→ SET EXERCISE:
Extract only the first line of the listing and every line after it up to and including the one with "const nullFlags = [0,0,0,0,0,0,0,0,0,0,0,0,0,0,0,0,0,0];". Omit the pictures.

[Rows from a dataset of charts and code]
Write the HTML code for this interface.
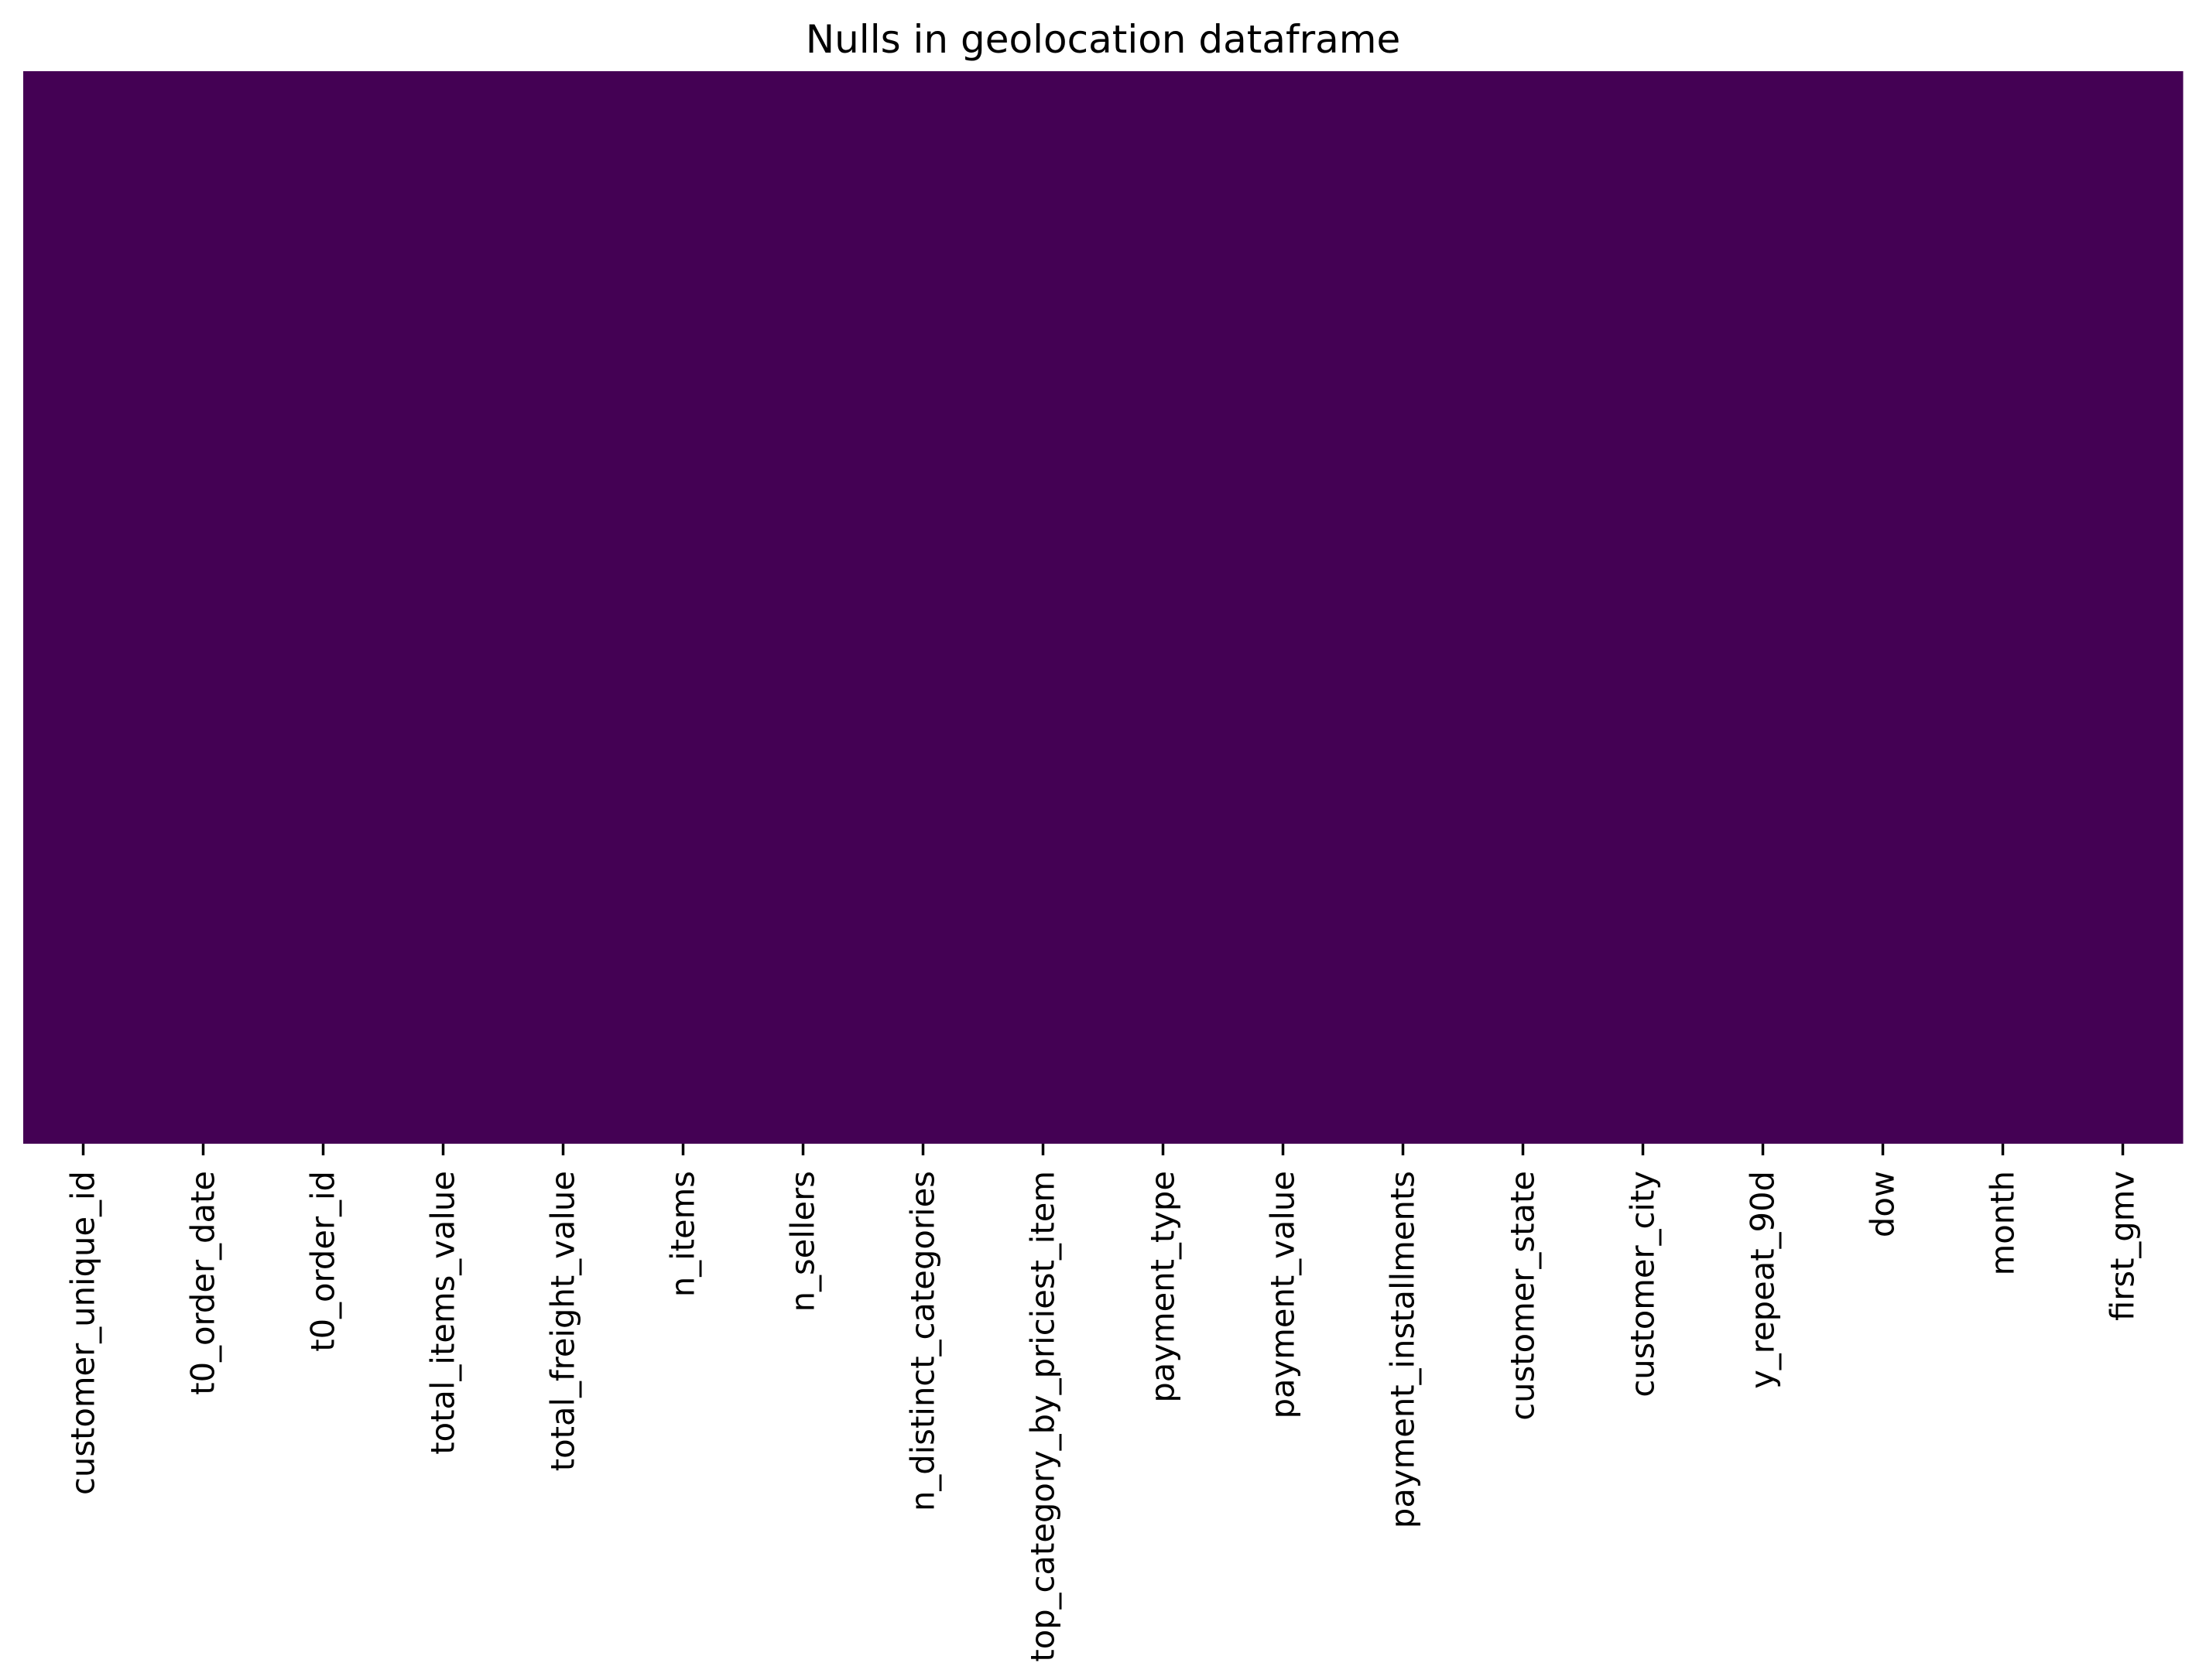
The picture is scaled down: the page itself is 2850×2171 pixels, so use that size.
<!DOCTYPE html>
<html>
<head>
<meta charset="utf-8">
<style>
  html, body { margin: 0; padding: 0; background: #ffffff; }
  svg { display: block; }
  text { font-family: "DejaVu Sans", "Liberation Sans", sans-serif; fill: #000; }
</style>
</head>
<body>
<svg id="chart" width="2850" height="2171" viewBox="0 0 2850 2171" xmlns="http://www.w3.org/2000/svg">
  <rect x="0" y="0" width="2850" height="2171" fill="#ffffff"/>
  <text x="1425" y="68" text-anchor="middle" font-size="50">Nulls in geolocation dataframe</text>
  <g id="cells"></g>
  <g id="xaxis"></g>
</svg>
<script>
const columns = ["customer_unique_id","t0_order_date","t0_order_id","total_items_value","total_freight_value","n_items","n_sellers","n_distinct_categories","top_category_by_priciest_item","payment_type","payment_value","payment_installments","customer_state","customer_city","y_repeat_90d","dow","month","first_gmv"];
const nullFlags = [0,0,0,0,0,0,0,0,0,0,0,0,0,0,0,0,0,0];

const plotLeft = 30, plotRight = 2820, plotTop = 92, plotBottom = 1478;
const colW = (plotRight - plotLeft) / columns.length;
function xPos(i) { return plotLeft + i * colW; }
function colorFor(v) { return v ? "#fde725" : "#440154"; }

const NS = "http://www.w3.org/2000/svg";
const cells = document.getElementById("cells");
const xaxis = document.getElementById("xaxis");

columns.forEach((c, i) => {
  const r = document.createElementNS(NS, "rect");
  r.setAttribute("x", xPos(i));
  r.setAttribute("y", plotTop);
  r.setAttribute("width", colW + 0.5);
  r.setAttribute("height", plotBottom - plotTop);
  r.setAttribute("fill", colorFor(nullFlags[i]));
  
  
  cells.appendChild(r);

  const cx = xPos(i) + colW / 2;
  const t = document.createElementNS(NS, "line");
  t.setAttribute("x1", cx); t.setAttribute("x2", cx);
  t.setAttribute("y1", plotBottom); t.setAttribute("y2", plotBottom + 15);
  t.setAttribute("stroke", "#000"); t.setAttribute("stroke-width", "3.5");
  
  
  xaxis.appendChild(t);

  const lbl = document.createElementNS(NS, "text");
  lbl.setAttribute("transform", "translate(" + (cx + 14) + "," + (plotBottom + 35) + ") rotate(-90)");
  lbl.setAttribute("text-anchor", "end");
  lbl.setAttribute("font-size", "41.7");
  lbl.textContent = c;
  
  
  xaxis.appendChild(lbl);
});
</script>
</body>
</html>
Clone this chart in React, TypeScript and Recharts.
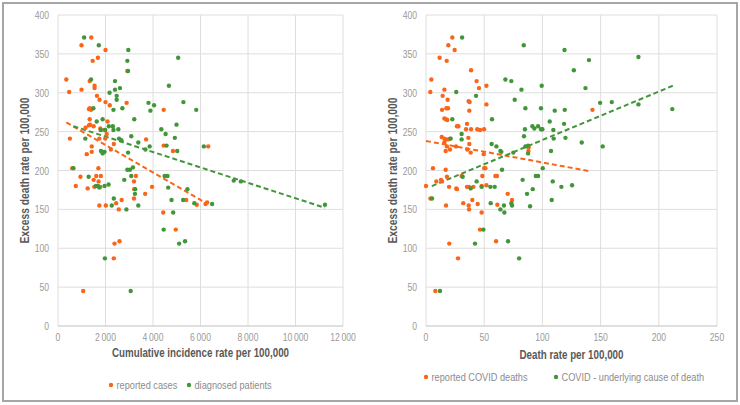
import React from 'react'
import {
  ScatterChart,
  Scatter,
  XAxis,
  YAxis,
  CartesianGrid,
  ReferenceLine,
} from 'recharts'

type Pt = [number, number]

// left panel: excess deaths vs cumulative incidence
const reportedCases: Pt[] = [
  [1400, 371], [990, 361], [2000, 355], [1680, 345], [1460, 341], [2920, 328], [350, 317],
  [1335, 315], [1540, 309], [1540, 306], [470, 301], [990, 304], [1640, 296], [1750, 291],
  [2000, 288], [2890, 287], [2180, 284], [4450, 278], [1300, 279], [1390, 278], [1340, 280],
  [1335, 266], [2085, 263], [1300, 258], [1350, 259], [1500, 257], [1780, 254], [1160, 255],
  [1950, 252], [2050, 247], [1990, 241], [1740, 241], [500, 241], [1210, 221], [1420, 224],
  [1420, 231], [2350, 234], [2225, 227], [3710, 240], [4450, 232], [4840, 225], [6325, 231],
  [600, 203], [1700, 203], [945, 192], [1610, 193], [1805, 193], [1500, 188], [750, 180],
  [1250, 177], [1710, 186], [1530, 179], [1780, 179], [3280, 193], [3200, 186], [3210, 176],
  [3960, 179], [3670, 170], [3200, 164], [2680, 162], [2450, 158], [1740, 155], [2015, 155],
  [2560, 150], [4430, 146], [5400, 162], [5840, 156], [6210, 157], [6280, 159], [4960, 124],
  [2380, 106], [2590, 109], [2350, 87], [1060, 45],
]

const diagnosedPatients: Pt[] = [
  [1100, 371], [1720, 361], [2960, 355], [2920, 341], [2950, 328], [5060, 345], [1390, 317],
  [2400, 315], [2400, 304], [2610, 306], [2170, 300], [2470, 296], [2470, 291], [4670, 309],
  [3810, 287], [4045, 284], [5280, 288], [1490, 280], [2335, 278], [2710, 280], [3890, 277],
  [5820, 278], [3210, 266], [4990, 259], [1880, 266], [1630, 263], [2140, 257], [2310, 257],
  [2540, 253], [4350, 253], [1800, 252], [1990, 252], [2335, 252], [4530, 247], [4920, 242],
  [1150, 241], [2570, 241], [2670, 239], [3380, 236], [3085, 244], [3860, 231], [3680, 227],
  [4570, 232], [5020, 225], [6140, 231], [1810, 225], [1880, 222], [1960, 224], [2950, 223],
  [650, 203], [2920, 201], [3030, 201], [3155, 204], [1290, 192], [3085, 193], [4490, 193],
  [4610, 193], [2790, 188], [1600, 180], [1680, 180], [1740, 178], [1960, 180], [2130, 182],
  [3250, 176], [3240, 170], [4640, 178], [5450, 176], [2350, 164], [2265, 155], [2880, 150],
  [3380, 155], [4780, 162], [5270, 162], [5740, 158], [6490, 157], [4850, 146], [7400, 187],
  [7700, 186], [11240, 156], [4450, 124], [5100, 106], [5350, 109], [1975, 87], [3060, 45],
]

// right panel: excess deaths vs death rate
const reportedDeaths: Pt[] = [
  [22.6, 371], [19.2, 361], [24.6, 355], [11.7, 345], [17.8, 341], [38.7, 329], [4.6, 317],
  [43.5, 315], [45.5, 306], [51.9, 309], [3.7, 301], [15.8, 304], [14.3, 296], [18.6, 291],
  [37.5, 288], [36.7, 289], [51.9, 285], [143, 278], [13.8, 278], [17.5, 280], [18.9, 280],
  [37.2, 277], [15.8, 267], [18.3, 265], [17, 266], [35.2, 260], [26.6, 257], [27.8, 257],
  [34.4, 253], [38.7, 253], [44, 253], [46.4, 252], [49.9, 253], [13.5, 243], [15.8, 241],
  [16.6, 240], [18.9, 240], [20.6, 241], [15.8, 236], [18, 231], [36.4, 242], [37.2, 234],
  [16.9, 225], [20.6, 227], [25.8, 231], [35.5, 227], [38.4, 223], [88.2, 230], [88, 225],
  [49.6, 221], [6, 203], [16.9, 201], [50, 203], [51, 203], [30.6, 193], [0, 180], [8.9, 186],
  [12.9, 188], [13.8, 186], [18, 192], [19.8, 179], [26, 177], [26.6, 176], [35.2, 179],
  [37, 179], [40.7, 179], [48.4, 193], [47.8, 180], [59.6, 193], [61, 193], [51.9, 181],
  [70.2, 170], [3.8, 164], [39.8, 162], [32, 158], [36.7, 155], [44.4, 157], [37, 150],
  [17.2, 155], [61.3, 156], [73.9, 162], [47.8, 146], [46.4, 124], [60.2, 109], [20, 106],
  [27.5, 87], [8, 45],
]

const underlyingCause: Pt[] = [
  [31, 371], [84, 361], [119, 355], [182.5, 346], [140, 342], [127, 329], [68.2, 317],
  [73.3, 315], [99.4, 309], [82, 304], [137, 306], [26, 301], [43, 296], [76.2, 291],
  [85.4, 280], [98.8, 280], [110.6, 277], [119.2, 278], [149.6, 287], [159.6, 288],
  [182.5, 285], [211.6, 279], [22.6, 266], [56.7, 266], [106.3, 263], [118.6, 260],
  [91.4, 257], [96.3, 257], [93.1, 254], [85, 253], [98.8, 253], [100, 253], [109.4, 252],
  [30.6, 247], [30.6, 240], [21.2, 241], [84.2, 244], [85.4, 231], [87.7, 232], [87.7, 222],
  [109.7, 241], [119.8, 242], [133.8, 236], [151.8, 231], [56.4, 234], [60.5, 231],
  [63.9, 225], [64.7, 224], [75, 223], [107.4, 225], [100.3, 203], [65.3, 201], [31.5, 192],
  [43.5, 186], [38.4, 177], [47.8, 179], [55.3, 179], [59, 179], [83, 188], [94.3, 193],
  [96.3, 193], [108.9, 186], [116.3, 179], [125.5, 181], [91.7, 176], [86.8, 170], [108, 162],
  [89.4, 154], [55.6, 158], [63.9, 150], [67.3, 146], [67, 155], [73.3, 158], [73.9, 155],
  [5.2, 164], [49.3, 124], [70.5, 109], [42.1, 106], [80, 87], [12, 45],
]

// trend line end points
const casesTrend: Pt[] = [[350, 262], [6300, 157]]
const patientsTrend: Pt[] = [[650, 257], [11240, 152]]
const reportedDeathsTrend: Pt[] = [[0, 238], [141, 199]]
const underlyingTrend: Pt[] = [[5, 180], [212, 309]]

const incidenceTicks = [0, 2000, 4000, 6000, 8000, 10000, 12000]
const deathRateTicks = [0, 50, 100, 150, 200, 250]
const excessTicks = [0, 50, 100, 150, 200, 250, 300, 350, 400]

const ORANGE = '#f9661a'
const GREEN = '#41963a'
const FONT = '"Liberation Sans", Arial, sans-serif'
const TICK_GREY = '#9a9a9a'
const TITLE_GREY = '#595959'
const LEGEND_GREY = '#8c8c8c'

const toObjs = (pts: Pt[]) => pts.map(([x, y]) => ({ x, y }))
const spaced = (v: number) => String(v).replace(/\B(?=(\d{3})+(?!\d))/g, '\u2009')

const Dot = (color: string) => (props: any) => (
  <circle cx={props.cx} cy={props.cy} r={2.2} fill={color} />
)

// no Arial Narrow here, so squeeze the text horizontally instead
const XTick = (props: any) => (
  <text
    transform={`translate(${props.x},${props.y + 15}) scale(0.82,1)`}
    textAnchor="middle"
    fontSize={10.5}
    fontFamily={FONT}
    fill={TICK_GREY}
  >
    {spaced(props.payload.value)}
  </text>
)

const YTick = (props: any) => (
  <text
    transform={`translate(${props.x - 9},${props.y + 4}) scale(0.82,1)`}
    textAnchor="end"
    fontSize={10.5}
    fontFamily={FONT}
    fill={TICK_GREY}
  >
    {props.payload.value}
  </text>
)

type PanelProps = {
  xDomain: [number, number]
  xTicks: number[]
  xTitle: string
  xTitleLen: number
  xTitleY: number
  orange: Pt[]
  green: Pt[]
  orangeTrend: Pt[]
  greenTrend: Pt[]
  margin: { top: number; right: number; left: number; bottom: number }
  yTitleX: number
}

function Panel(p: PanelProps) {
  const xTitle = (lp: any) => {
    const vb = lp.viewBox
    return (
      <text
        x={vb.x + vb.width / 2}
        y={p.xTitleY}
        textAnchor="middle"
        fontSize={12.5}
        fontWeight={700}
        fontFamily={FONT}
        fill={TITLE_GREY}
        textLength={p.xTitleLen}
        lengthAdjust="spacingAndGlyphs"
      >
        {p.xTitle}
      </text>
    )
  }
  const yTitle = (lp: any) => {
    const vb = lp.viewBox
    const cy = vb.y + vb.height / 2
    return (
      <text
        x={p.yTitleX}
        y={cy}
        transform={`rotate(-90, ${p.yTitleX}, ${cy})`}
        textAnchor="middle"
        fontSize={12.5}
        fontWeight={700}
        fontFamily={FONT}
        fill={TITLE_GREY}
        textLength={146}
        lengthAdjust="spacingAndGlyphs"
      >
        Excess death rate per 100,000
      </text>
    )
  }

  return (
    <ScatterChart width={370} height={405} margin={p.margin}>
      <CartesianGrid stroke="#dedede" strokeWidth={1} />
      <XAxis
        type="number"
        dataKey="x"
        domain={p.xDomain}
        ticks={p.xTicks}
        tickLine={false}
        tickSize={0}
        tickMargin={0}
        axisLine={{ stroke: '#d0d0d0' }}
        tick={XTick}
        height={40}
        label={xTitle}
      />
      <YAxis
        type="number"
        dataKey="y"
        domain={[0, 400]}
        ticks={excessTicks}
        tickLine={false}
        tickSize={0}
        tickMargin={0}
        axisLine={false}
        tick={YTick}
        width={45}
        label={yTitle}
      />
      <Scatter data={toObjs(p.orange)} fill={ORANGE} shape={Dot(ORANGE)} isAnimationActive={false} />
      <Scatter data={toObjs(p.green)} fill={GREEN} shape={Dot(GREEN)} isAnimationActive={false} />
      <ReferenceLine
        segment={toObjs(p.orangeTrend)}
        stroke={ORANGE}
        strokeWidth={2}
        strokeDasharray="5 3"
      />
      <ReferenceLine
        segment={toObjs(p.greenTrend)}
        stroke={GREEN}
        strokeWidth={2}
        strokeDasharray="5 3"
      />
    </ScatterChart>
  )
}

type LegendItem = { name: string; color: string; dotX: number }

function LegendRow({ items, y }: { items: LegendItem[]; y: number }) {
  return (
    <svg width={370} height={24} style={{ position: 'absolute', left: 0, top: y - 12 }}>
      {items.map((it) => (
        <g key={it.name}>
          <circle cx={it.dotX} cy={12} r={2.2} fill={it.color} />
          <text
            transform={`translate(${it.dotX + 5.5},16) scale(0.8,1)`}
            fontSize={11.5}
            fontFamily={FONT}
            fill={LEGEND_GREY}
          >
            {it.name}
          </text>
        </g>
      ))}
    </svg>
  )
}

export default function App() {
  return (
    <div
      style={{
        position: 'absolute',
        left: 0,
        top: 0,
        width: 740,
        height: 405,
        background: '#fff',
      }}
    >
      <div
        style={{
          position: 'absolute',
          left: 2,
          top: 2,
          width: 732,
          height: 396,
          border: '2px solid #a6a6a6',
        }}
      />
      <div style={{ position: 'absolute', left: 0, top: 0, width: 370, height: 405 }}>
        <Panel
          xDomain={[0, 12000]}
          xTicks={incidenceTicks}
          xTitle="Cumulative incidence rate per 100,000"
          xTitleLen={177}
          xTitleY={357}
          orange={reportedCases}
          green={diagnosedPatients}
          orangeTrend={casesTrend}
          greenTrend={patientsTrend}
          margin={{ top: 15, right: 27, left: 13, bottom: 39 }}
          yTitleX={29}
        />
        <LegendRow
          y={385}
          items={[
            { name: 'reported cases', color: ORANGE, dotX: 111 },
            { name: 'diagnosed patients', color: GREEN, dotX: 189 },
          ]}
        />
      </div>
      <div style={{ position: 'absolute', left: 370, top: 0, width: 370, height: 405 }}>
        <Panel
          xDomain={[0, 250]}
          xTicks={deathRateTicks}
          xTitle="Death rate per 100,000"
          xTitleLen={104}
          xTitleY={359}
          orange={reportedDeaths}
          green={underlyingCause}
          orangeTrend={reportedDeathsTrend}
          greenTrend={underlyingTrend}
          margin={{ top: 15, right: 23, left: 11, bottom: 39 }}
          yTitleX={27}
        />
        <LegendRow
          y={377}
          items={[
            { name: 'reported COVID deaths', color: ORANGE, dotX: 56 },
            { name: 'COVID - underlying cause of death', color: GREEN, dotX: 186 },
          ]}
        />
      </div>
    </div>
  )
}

→ WRITTEN ANSWER:
Write the HTML code for this interface.
The picture is scaled down: the page itself is 2850×2171 pixels, so use that size.
<!DOCTYPE html>
<html>
<head>
<meta charset="utf-8">
<style>
  html, body { margin: 0; padding: 0; background: #ffffff; }
  svg { display: block; }
  text { font-family: "DejaVu Sans", "Liberation Sans", sans-serif; fill: #000; }
</style>
</head>
<body>
<svg id="chart" width="2850" height="2171" viewBox="0 0 2850 2171" xmlns="http://www.w3.org/2000/svg">
  <rect x="0" y="0" width="2850" height="2171" fill="#ffffff"/>
  <text x="1425" y="68" text-anchor="middle" font-size="50">Nulls in geolocation dataframe</text>
  <g id="cells"></g>
  <g id="xaxis"></g>
</svg>
<script>
const columns = ["customer_unique_id","t0_order_date","t0_order_id","total_items_value","total_freight_value","n_items","n_sellers","n_distinct_categories","top_category_by_priciest_item","payment_type","payment_value","payment_installments","customer_state","customer_city","y_repeat_90d","dow","month","first_gmv"];
const nullFlags = [0,0,0,0,0,0,0,0,0,0,0,0,0,0,0,0,0,0];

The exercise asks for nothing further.